- WHAT TO WORK ON -
Repeat every line of the data exactly, but not the pictures.

- DATA PROVIDED -
----------------

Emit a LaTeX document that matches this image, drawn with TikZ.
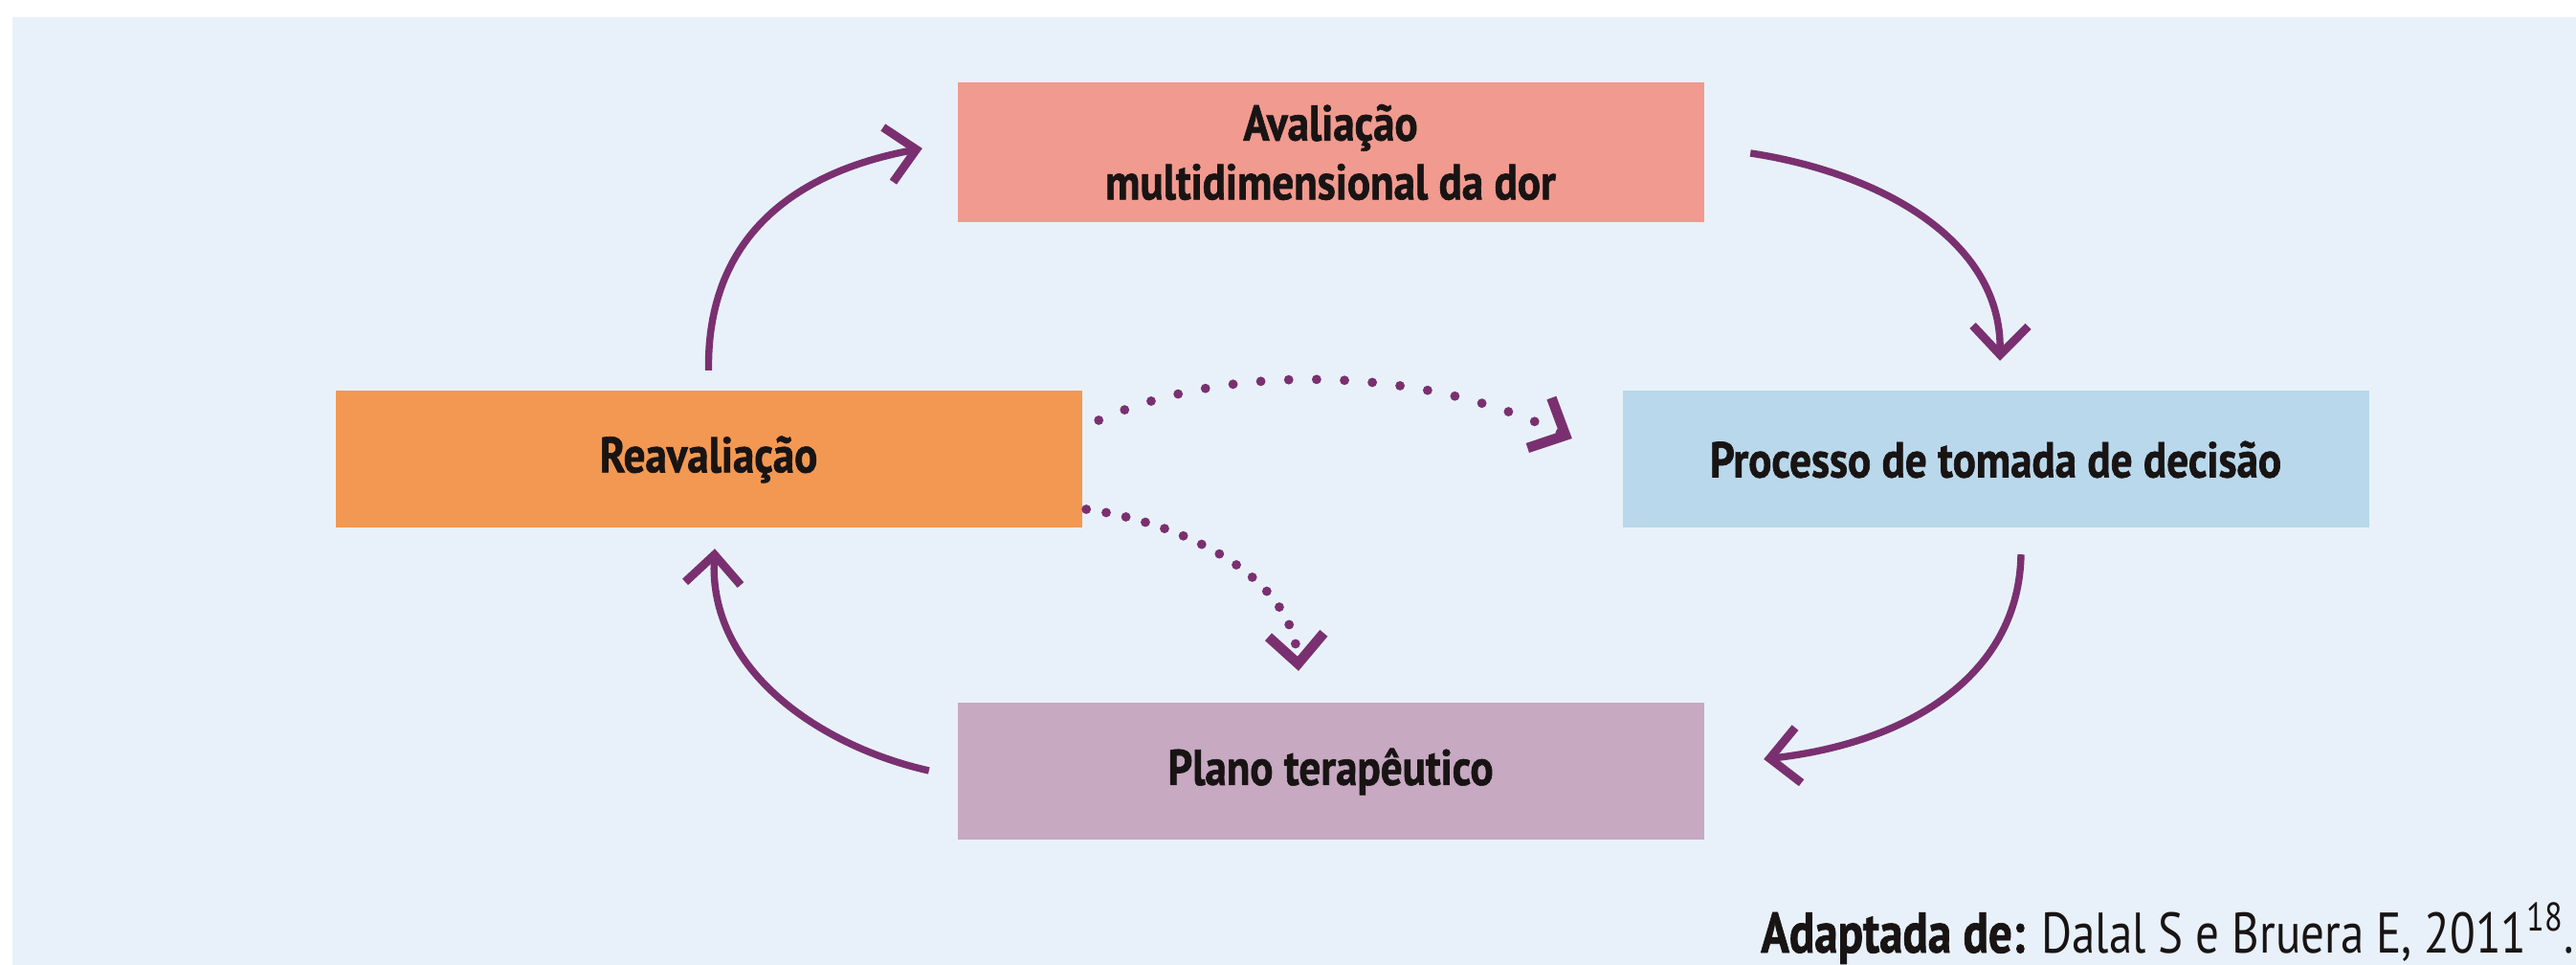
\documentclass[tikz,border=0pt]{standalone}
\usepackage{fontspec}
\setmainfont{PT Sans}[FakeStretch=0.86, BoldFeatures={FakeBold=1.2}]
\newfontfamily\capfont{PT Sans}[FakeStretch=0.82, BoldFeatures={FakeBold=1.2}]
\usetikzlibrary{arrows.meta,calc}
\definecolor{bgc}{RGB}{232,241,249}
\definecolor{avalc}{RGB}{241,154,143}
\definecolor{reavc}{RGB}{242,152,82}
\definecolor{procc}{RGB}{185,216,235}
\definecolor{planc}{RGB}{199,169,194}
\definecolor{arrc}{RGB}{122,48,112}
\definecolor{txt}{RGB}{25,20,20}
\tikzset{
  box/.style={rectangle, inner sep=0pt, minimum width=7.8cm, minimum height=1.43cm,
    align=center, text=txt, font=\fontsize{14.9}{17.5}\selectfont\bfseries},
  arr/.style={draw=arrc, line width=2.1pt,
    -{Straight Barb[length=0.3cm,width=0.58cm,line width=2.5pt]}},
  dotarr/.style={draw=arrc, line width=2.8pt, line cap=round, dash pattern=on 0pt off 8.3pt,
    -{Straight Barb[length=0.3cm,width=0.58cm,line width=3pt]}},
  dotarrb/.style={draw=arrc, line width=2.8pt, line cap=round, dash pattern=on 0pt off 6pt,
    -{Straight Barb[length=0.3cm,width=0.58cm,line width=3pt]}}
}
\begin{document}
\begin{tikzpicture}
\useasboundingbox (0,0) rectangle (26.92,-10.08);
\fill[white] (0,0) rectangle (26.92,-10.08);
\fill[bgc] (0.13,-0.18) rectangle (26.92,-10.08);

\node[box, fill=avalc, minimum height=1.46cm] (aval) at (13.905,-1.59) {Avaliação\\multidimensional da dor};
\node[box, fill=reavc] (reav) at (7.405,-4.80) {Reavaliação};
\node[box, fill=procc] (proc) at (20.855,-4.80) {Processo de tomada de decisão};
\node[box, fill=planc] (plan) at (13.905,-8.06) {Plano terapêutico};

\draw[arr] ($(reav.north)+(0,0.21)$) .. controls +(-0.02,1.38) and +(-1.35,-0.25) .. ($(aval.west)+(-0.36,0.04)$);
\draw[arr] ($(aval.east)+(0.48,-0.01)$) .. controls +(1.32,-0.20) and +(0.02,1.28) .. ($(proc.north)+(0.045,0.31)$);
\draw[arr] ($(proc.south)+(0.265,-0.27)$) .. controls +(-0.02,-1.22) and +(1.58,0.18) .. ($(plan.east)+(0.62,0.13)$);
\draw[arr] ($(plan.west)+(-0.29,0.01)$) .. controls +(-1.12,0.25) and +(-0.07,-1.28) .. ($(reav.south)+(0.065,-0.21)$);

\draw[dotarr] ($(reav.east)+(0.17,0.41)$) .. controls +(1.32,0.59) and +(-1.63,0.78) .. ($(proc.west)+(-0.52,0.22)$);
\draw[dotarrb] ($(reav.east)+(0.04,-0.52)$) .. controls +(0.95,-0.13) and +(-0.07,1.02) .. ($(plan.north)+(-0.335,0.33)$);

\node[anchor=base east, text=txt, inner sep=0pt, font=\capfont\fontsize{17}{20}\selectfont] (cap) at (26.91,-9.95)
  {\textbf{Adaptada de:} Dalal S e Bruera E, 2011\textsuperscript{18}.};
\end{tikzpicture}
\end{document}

----------------

- EXERCISE SOLUTION -
Emit a LaTeX document that matches this image, drawn with TikZ.
\documentclass[tikz,border=0pt]{standalone}
\usepackage{fontspec}
\setmainfont{PT Sans}[FakeStretch=0.86, BoldFeatures={FakeBold=1.2}]
\newfontfamily\capfont{PT Sans}[FakeStretch=0.82, BoldFeatures={FakeBold=1.2}]
\usetikzlibrary{arrows.meta,calc}
\definecolor{bgc}{RGB}{232,241,249}
\definecolor{avalc}{RGB}{241,154,143}
\definecolor{reavc}{RGB}{242,152,82}
\definecolor{procc}{RGB}{185,216,235}
\definecolor{planc}{RGB}{199,169,194}
\definecolor{arrc}{RGB}{122,48,112}
\definecolor{txt}{RGB}{25,20,20}
\tikzset{
  box/.style={rectangle, inner sep=0pt, minimum width=7.8cm, minimum height=1.43cm,
    align=center, text=txt, font=\fontsize{14.9}{17.5}\selectfont\bfseries},
  arr/.style={draw=arrc, line width=2.1pt,
    -{Straight Barb[length=0.3cm,width=0.58cm,line width=2.5pt]}},
  dotarr/.style={draw=arrc, line width=2.8pt, line cap=round, dash pattern=on 0pt off 8.3pt,
    -{Straight Barb[length=0.3cm,width=0.58cm,line width=3pt]}},
  dotarrb/.style={draw=arrc, line width=2.8pt, line cap=round, dash pattern=on 0pt off 6pt,
    -{Straight Barb[length=0.3cm,width=0.58cm,line width=3pt]}}
}
\begin{document}
\begin{tikzpicture}
\useasboundingbox (0,0) rectangle (26.92,-10.08);
\fill[white] (0,0) rectangle (26.92,-10.08);
\fill[bgc] (0.13,-0.18) rectangle (26.92,-10.08);

\node[box, fill=avalc, minimum height=1.46cm] (aval) at (13.905,-1.59) {Avaliação\\multidimensional da dor};
\node[box, fill=reavc] (reav) at (7.405,-4.80) {Reavaliação};
\node[box, fill=procc] (proc) at (20.855,-4.80) {Processo de tomada de decisão};
\node[box, fill=planc] (plan) at (13.905,-8.06) {Plano terapêutico};

\draw[arr] ($(reav.north)+(0,0.21)$) .. controls +(-0.02,1.38) and +(-1.35,-0.25) .. ($(aval.west)+(-0.36,0.04)$);
\draw[arr] ($(aval.east)+(0.48,-0.01)$) .. controls +(1.32,-0.20) and +(0.02,1.28) .. ($(proc.north)+(0.045,0.31)$);
\draw[arr] ($(proc.south)+(0.265,-0.27)$) .. controls +(-0.02,-1.22) and +(1.58,0.18) .. ($(plan.east)+(0.62,0.13)$);
\draw[arr] ($(plan.west)+(-0.29,0.01)$) .. controls +(-1.12,0.25) and +(-0.07,-1.28) .. ($(reav.south)+(0.065,-0.21)$);

\draw[dotarr] ($(reav.east)+(0.17,0.41)$) .. controls +(1.32,0.59) and +(-1.63,0.78) .. ($(proc.west)+(-0.52,0.22)$);
\draw[dotarrb] ($(reav.east)+(0.04,-0.52)$) .. controls +(0.95,-0.13) and +(-0.07,1.02) .. ($(plan.north)+(-0.335,0.33)$);

\node[anchor=base east, text=txt, inner sep=0pt, font=\capfont\fontsize{17}{20}\selectfont] (cap) at (26.91,-9.95)
  {\textbf{Adaptada de:} Dalal S e Bruera E, 2011\textsuperscript{18}.};
\end{tikzpicture}
\end{document}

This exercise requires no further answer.